§ **What is needed**
Would you transcribe the whole listing exactly, minus its pictures?

§ **Recorded data**
===============

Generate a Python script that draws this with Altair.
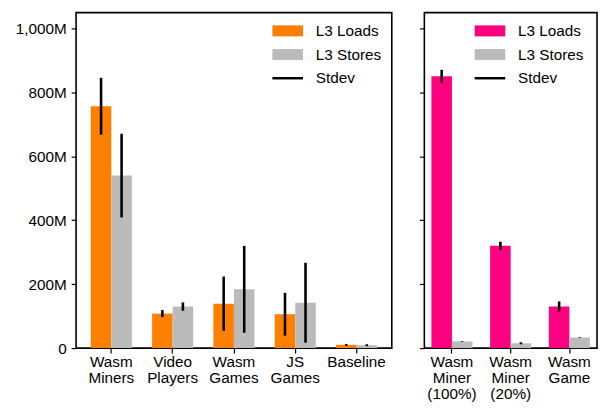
import altair as alt
import pandas as pd

# Left panel
left_cats = ["Wasm|Miners", "Video|Players", "Wasm|Games", "JS|Games", "Baseline"]
left_loads = [757, 108, 139, 106, 10]
left_loads_sd = [89, 11, 85, 67, 3]
left_stores = [540, 130, 184, 142, 9]
left_stores_sd = [131, 13, 136, 125, 3]

# Right panel
right_cats = ["Wasm|Miner|(100%)", "Wasm|Miner|(20%)", "Wasm|Game"]
right_loads = [851, 320, 130]
right_loads_sd = [20, 13, 16]
right_stores = [21, 15, 33]
right_stores_sd = [1, 3, 1]

series = ["L3 Loads", "L3 Stores", "Stdev"]
FONT = "Liberation Sans"
FS = 15.5


def frame(cats, loads, lsd, stores, ssd):
    rows = []
    for c, v, s in zip(cats, loads, lsd):
        rows.append({"cat": c, "series": "L3 Loads", "v": v, "lo": v - s, "hi": v + s})
    for c, v, s in zip(cats, stores, ssd):
        rows.append({"cat": c, "series": "L3 Stores", "v": v, "lo": v - s, "hi": v + s})
    return pd.DataFrame(rows)


rect_path = "M-1,-0.36L1,-0.36L1,0.36L-1,0.36Z"
line_path = "M-1,-0.08L1,-0.08L1,0.08L-1,0.08Z"


def panel(df, cats, main_color, show_labels, width, pi, po, leg_x, leg_y):
    yaxis = alt.Axis(
        values=[0, 200, 400, 600, 800, 1000],
        labelExpr="datum.value == 0 ? '0' : format(datum.value, ',') + 'M'",
        grid=False, domain=False, tickSize=5, tickColor="black", tickWidth=1.2,
        labels=show_labels, labelFontSize=FS, labelFont=FONT, labelColor="black",
        labelPadding=5, title=None,
    )
    xaxis = alt.Axis(
        labelAngle=0, labelExpr="split(datum.label, '|')", labelFontSize=FS,
        labelFont=FONT, labelColor="black", labelLineHeight=16.3, domain=False,
        tickSize=5, tickColor="black", tickWidth=1.2, title=None, labelPadding=2,
    )
    xscale = alt.Scale(domain=cats, paddingInner=pi, paddingOuter=po)
    xoff = alt.XOffset("series:N", sort=series[:2],
                       scale=alt.Scale(domain=series[:2], paddingInner=0, paddingOuter=0))
    x = alt.X("cat:N", sort=cats, scale=xscale, axis=xaxis)
    y = alt.Y("v:Q", scale=alt.Scale(domain=[0, 1050], nice=False), axis=yaxis)
    legend = alt.Legend(
        title=None, orient="none", legendX=leg_x, legendY=leg_y,
        labelFontSize=FS, labelFont=FONT, labelColor="black",
        symbolSize=961, labelOffset=13, rowPadding=-11.5, padding=0,
        symbolStrokeWidth=0, symbolOpacity=1,
    )
    color = alt.Color(
        "series:N",
        scale=alt.Scale(domain=series, range=[main_color, "#bbbbbb", "black"]),
        legend=legend,
    )
    shape = alt.Shape(
        "series:N",
        scale=alt.Scale(domain=series, range=[rect_path, rect_path, line_path]),
        legend=legend,
    )
    bars = alt.Chart(df).mark_bar(opacity=1).encode(x=x, xOffset=xoff, y=y, color=color)
    errs = alt.Chart(df).mark_rule(color="black", strokeWidth=2.6).encode(
        x=x, xOffset=xoff, y=alt.Y("lo:Q"), y2="hi:Q",
    )
    keys = alt.Chart(df).mark_point(filled=True, opacity=1).encode(
        x=x, y=y, color=color, shape=shape,
    ).transform_filter("false")
    return alt.layer(bars, errs, keys).properties(
        width=width, height=340,
        view=alt.ViewBackground(stroke="#000000", strokeWidth=1.6, strokeOpacity=1),
    )


left = panel(frame(left_cats, left_loads, left_loads_sd, left_stores, left_stores_sd),
             left_cats, "#ff8000", True, 320, 0.33, 0.24, 199, 3)
right = panel(frame(right_cats, right_loads, right_loads_sd, right_stores, right_stores_sd),
              right_cats, "#ff0080", False, 175, 0.30, 0.12, 51, 3)

chart = alt.hconcat(left, right, spacing=25).resolve_scale(
    color="independent", shape="independent", x="independent"
).configure_view(
    stroke="#000000", strokeWidth=1.6
).properties(
    padding={"left": 6, "top": 1, "right": 0, "bottom": 0},
    background="white",
)

chart.save("out.html", embed_options={"renderer": "svg", "actions": False})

===============

§ **Solution to this exercise**
Generate a Python script that draws this with Altair.
import altair as alt
import pandas as pd

# Left panel
left_cats = ["Wasm|Miners", "Video|Players", "Wasm|Games", "JS|Games", "Baseline"]
left_loads = [757, 108, 139, 106, 10]
left_loads_sd = [89, 11, 85, 67, 3]
left_stores = [540, 130, 184, 142, 9]
left_stores_sd = [131, 13, 136, 125, 3]

# Right panel
right_cats = ["Wasm|Miner|(100%)", "Wasm|Miner|(20%)", "Wasm|Game"]
right_loads = [851, 320, 130]
right_loads_sd = [20, 13, 16]
right_stores = [21, 15, 33]
right_stores_sd = [1, 3, 1]

series = ["L3 Loads", "L3 Stores", "Stdev"]
FONT = "Liberation Sans"
FS = 15.5


def frame(cats, loads, lsd, stores, ssd):
    rows = []
    for c, v, s in zip(cats, loads, lsd):
        rows.append({"cat": c, "series": "L3 Loads", "v": v, "lo": v - s, "hi": v + s})
    for c, v, s in zip(cats, stores, ssd):
        rows.append({"cat": c, "series": "L3 Stores", "v": v, "lo": v - s, "hi": v + s})
    return pd.DataFrame(rows)


rect_path = "M-1,-0.36L1,-0.36L1,0.36L-1,0.36Z"
line_path = "M-1,-0.08L1,-0.08L1,0.08L-1,0.08Z"


def panel(df, cats, main_color, show_labels, width, pi, po, leg_x, leg_y):
    yaxis = alt.Axis(
        values=[0, 200, 400, 600, 800, 1000],
        labelExpr="datum.value == 0 ? '0' : format(datum.value, ',') + 'M'",
        grid=False, domain=False, tickSize=5, tickColor="black", tickWidth=1.2,
        labels=show_labels, labelFontSize=FS, labelFont=FONT, labelColor="black",
        labelPadding=5, title=None,
    )
    xaxis = alt.Axis(
        labelAngle=0, labelExpr="split(datum.label, '|')", labelFontSize=FS,
        labelFont=FONT, labelColor="black", labelLineHeight=16.3, domain=False,
        tickSize=5, tickColor="black", tickWidth=1.2, title=None, labelPadding=2,
    )
    xscale = alt.Scale(domain=cats, paddingInner=pi, paddingOuter=po)
    xoff = alt.XOffset("series:N", sort=series[:2],
                       scale=alt.Scale(domain=series[:2], paddingInner=0, paddingOuter=0))
    x = alt.X("cat:N", sort=cats, scale=xscale, axis=xaxis)
    y = alt.Y("v:Q", scale=alt.Scale(domain=[0, 1050], nice=False), axis=yaxis)
    legend = alt.Legend(
        title=None, orient="none", legendX=leg_x, legendY=leg_y,
        labelFontSize=FS, labelFont=FONT, labelColor="black",
        symbolSize=961, labelOffset=13, rowPadding=-11.5, padding=0,
        symbolStrokeWidth=0, symbolOpacity=1,
    )
    color = alt.Color(
        "series:N",
        scale=alt.Scale(domain=series, range=[main_color, "#bbbbbb", "black"]),
        legend=legend,
    )
    shape = alt.Shape(
        "series:N",
        scale=alt.Scale(domain=series, range=[rect_path, rect_path, line_path]),
        legend=legend,
    )
    bars = alt.Chart(df).mark_bar(opacity=1).encode(x=x, xOffset=xoff, y=y, color=color)
    errs = alt.Chart(df).mark_rule(color="black", strokeWidth=2.6).encode(
        x=x, xOffset=xoff, y=alt.Y("lo:Q"), y2="hi:Q",
    )
    keys = alt.Chart(df).mark_point(filled=True, opacity=1).encode(
        x=x, y=y, color=color, shape=shape,
    ).transform_filter("false")
    return alt.layer(bars, errs, keys).properties(
        width=width, height=340,
        view=alt.ViewBackground(stroke="#000000", strokeWidth=1.6, strokeOpacity=1),
    )


left = panel(frame(left_cats, left_loads, left_loads_sd, left_stores, left_stores_sd),
             left_cats, "#ff8000", True, 320, 0.33, 0.24, 199, 3)
right = panel(frame(right_cats, right_loads, right_loads_sd, right_stores, right_stores_sd),
              right_cats, "#ff0080", False, 175, 0.30, 0.12, 51, 3)

chart = alt.hconcat(left, right, spacing=25).resolve_scale(
    color="independent", shape="independent", x="independent"
).configure_view(
    stroke="#000000", strokeWidth=1.6
).properties(
    padding={"left": 6, "top": 1, "right": 0, "bottom": 0},
    background="white",
)

chart.save("out.html", embed_options={"renderer": "svg", "actions": False})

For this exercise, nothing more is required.